Of course there's room for improvement, but current computers are not orders of magnitude harder to use than cars. I'd say that they never were, but right now they're not for sure: 3 years old kid won't drive a car, but he can have some meaningful and fun time with a tablet.

Learning programming is secondary issue in my opinion. A "new literacy" is something else: it's ability to stop and think about how the pieces fall together, how they work, how you can make them do what you want. Programming is certainly a way of learning this ability, but it's also full of pointless ritual and irrelevant things and operates on completely wrong - for the normal user - level of abstraction. I don't know what is the most efficient way of teaching this to people, but I strongly believe that we need to teach them this. If we have no better way, then let it even be via programming, it's still better than nothing.
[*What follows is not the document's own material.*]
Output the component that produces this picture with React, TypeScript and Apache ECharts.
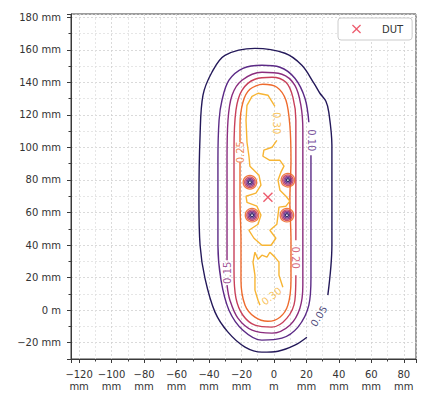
import React, { useEffect, useRef } from "react";
import * as echarts from "echarts";

// contour levels and colours
const levels = ["0.05", "0.10", "0.15", "0.20", "0.25", "0.30"];
const levelColors = ["#24195a", "#5b2a86", "#8b2d7e", "#c8405a", "#ee6b2e", "#f7b534"];

// contour paths [x mm, y mm]
const c005 = [
  [20.3, -16.6], [12.9, -21.5], [2.5, -25.2], [-7.4, -25.8], [-17.8, -22.7], [-28.3, -13.5],
  [-36.3, -1.2], [-42.5, 19.7], [-45.5, 39.9], [-46.2, 67.6], [-45.5, 107.5], [-43.7, 132.1],
  [-38.2, 146.2], [-30.2, 156.6], [-11.7, 160.9], [6.8, 157.9], [17.2, 150.5], [24.6, 139.5],
  [28.3, 133.3], [32.0, 128.4], [33.8, 121.6], [35.7, 101.4], [35.7, 67.6], [35.7, 39.9], [33.2, 9.2],
];
const c010 = [
  [22.8, 95.2], [22.8, 67.6], [22.8, 39.9], [22.8, 19.7], [21.5, 3.1], [14.8, -10.4], [4.9, -17.2],
  [-7.4, -18.4], [-19.1, -12.3], [-27.7, 0.0], [-32.6, 18.4], [-34.5, 39.9], [-34.5, 67.6],
  [-34.5, 92.1], [-33.8, 116.7], [-32.0, 129.0], [-27.7, 141.3], [-19.1, 148.6], [-7.4, 150.5],
  [3.7, 149.3], [12.9, 142.5], [19.1, 130.2], [21.5, 115.5],
];
const c015 = [
  [-28.9, 30.7], [-28.9, 67.6], [-28.9, 92.1], [-28.3, 116.7], [-25.8, 132.1], [-19.7, 141.3],
  [-7.4, 146.2], [4.9, 145.0], [12.9, 138.2], [16.6, 125.9], [17.8, 110.6], [17.8, 86.0],
  [17.8, 61.4], [17.8, 36.9], [17.8, 15.4], [16.0, 1.2], [9.8, -9.2], [-1.2, -14.1],
  [-13.5, -12.3], [-22.2, -4.9], [-27.1, 6.1], [-28.9, 15.4],
];
const c020 = [
  [13.5, 21.5], [12.9, 6.1], [8.0, -4.9], [-1.2, -10.4], [-11.7, -9.2], [-19.1, -3.1], [-23.4, 7.4],
  [-24.6, 24.6], [-24.6, 49.1], [-24.6, 73.7], [-24.6, 98.3], [-23.4, 122.9], [-19.7, 135.1],
  [-11.7, 141.9], [-1.2, 143.1], [7.4, 140.0], [11.7, 130.8], [13.5, 116.7], [13.5, 92.1],
  [13.5, 67.6], [13.5, 43.0],
];
const c025 = [
  [-20.9, 90.9], [-20.9, 67.6], [-20.3, 43.0], [-20.3, 18.4], [-17.8, 3.1], [-11.7, -4.3],
  [-3.7, -6.8], [3.7, -4.3], [8.6, 3.1], [10.5, 18.4], [10.5, 43.0], [9.8, 67.6], [10.5, 92.1],
  [9.8, 113.6], [7.4, 129.0], [1.8, 137.0], [-6.8, 138.8], [-14.8, 135.7], [-19.1, 127.8],
  [-20.9, 113.6], [-20.9, 103.2],
];
const c030a = [
  [1.8, 104.4], [-1.2, 100.1], [-6.2, 98.3], [-6.8, 94.6], [-2.5, 92.1], [3.7, 92.1], [6.2, 88.5],
  [4.3, 84.8], [2.5, 79.9], [3.7, 73.7], [7.4, 70.0], [9.8, 67.0], [7.4, 63.9], [3.1, 63.3],
  [2.5, 58.4], [1.8, 52.8], [-2.5, 49.1], [1.2, 44.2], [-1.8, 39.9], [-7.4, 39.9], [-12.3, 44.2],
  [-15.4, 49.1], [-9.8, 52.8], [-8.0, 58.4], [-10.5, 63.9], [-16.6, 66.3], [-17.2, 70.0],
  [-11.1, 71.9], [-8.0, 76.8], [-9.2, 82.9], [-14.8, 88.5], [-15.4, 94.6], [-16.6, 103.2],
  [-17.2, 116.7], [-16.6, 125.9], [-13.5, 131.4], [-9.8, 133.3], [-3.7, 132.1], [0.6, 125.3],
];
const c030b = [
  [5.5, 14.1], [3.1, 21.5], [3.1, 29.5], [0.6, 32.6], [-2.5, 35.6], [-4.3, 32.6], [-7.4, 33.8],
  [-9.8, 31.3], [-11.7, 35.6], [-12.9, 29.5], [-11.7, 21.5], [-11.7, 12.3], [-9.8, 6.1], [-8.6, 3.1],
];
const contourPaths = [c005, c010, c015, c020, c025, c030a, c030b];
const contourLevel = [0, 1, 2, 3, 4, 5, 5];
const contourSmooth = [0.35, 0.35, 0.35, 0.35, 0.3, 0, 0];

// inline contour labels
const labelLevel = [0, 1, 2, 3, 4, 5, 5];
const labelX = [27.7, 23.4, -28.6, 13.5, -20.8, 1.8, -1.5];
const labelY = [-3.7, 104.4, 23.0, 32.3, 97.1, 114.9, 8.6];
const labelRot = [58, -90, 90, -90, 90, -90, 38];

// local dips near the DUT (rings from 0.05 inside to 0.25 outside)
const hotX = [-14.8, 8.6, -13.5, 8.0];
const hotY = [78.6, 79.9, 58.4, 58.4];
const ringSize = [3, 5.5, 8, 10.5, 13.5];

// device under test
const dutX = [-3.7];
const dutY = [69.4];

const xTicks = [-120, -100, -80, -60, -40, -20, 0, 20, 40, 60, 80];
const yTicks = [-20, 0, 20, 40, 60, 80, 100, 120, 140, 160, 180];

const FONT = "DejaVu Sans";
const AXIS = "#3a3a3a";
const X_PATH = "path://M1,0L5,4L9,0L10,1L6,5L10,9L9,10L5,6L1,10L0,9L4,5L0,1Z";

const num = (v: number) => (v < 0 ? "\u2212" + Math.abs(v) : String(v));

export default function App() {
  const ref = useRef<HTMLDivElement>(null);
  useEffect(() => {
    if (!ref.current) return;
    const chart = echarts.init(ref.current, undefined, { renderer: "svg" });

    const axisCommon = {
      type: "value" as const,
      minInterval: 20,
      maxInterval: 20,
      axisLine: { show: true, onZero: false, lineStyle: { color: AXIS, width: 1 } },
      axisTick: { show: true, inside: false, length: 4, lineStyle: { color: AXIS, width: 1 } },
      minorTick: { show: true, splitNumber: 2, length: 2.5, lineStyle: { color: AXIS, width: 1 } },
      splitLine: { show: true, lineStyle: { color: "#d0d0d0", type: [2, 2], width: 0.8 } },
      minorSplitLine: { show: true, lineStyle: { color: "#e0e0e0", type: [2, 2], width: 0.8 } },
    };

    const series: any[] = [];
    contourPaths.forEach((pts, i) => {
      series.push({
        type: "line",
        data: pts,
        showSymbol: false,
        symbol: "none",
        smooth: contourSmooth[i] || false,
        silent: true,
        z: 2,
        lineStyle: { color: levelColors[contourLevel[i]], width: 1.4 },
      });
    });
    ringSize.forEach((s, k) => {
      series.push({
        type: "scatter",
        data: hotX.map((x, i) => [x, hotY[i]]),
        symbol: "circle",
        symbolSize: s,
        silent: true,
        z: 3,
        itemStyle: { color: "transparent", borderColor: levelColors[k], borderWidth: 1.3, opacity: 0.9 },
      });
    });
    series.push({
      type: "scatter",
      symbolSize: 1,
      silent: true,
      z: 4,
      itemStyle: { color: "transparent" },
      data: labelLevel.map((l, i) => ({
        value: [labelX[i], labelY[i]],
        label: {
          show: true,
          position: "inside",
          formatter: levels[l],
          rotate: labelRot[i],
          color: levelColors[l],
          fontSize: 10,
          fontFamily: FONT,
        },
      })),
    });
    series.push({
      name: "DUT",
      type: "scatter",
      symbol: X_PATH,
      symbolSize: 10,
      z: 10,
      itemStyle: { color: "#e8334a" },
      data: dutX.map((x, i) => [x, dutY[i]]),
    });

    chart.setOption({
      animation: false,
      backgroundColor: "#ffffff",
      grid: { left: 71, top: 14, right: 6, bottom: 37, show: true, borderColor: AXIS, borderWidth: 1, backgroundColor: "transparent" },
      legend: {
        data: [{ name: "DUT", icon: X_PATH }],
        left: 338,
        top: 18,
        backgroundColor: "#ffffff",
        borderColor: "#cccccc",
        borderWidth: 1,
        borderRadius: 3,
        padding: [6, 9, 6, 14],
        itemWidth: 9,
        itemHeight: 9,
        textStyle: { fontFamily: FONT, fontSize: 10, color: "#333", padding: [0, 0, 0, 16] },
      },
      xAxis: {
        ...axisCommon,
        min: -125,
        max: 87.5,
        axisLabel: {
          fontFamily: FONT,
          fontSize: 10,
          color: "#333",
          lineHeight: 12,
          margin: 9,
          formatter: (v: number) => (xTicks.includes(v) ? (v === 0 ? "0\nm" : num(v) + "\nmm") : ""),
        },
      },
      yAxis: {
        ...axisCommon,
        min: -30,
        max: 182,
        axisLabel: {
          fontFamily: FONT,
          fontSize: 10,
          color: "#333",
          margin: 10,
          formatter: (v: number) => (yTicks.includes(v) ? (v === 0 ? "0 m" : num(v) + " mm") : ""),
        },
      },
      series,
    });
    return () => chart.dispose();
  }, []);
  return <div ref={ref} style={{ position: "fixed", left: 0, top: 0, width: 422, height: 396, background: "#fff" }} />;
}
Ofc there is some amount of hyperbole in the analogy.

Computers ARE orders of magnitude harder to use than cars. A car has (at the simplified level) a single wheel that goes either left or right and 3 pedals. The hardest concept relating to hardware is what a gear is and why you need to shift it (among a few others).

It is correct though that software CAN be more simple than that in their use. Those pieces of software tend not to solve complex or any problems in our real world though.

When it comes to 'coding as literacy' this has not much to do with using a highly simplified UI. It has to do with the fact that if I want to use most of the features of the machine we call PC, you HAVE to be able to program.

Sticking with the car analogy my kid can have great fun if I show her how to use the horn in the car. It will not allow her to do anything meaningful with the car (getting from A to B). All she can do is use the car as a toy.

I agree with you on the core problem though. Things are abstraced away from everyone in our daily lives in such a way, that people sometimes are unable to be 'precise'. By that i mean the ability to fully describe a problem and formulate an executable solution. I personally don't think programming is the solution to that. Personally I learned that concept in school in philosophy class.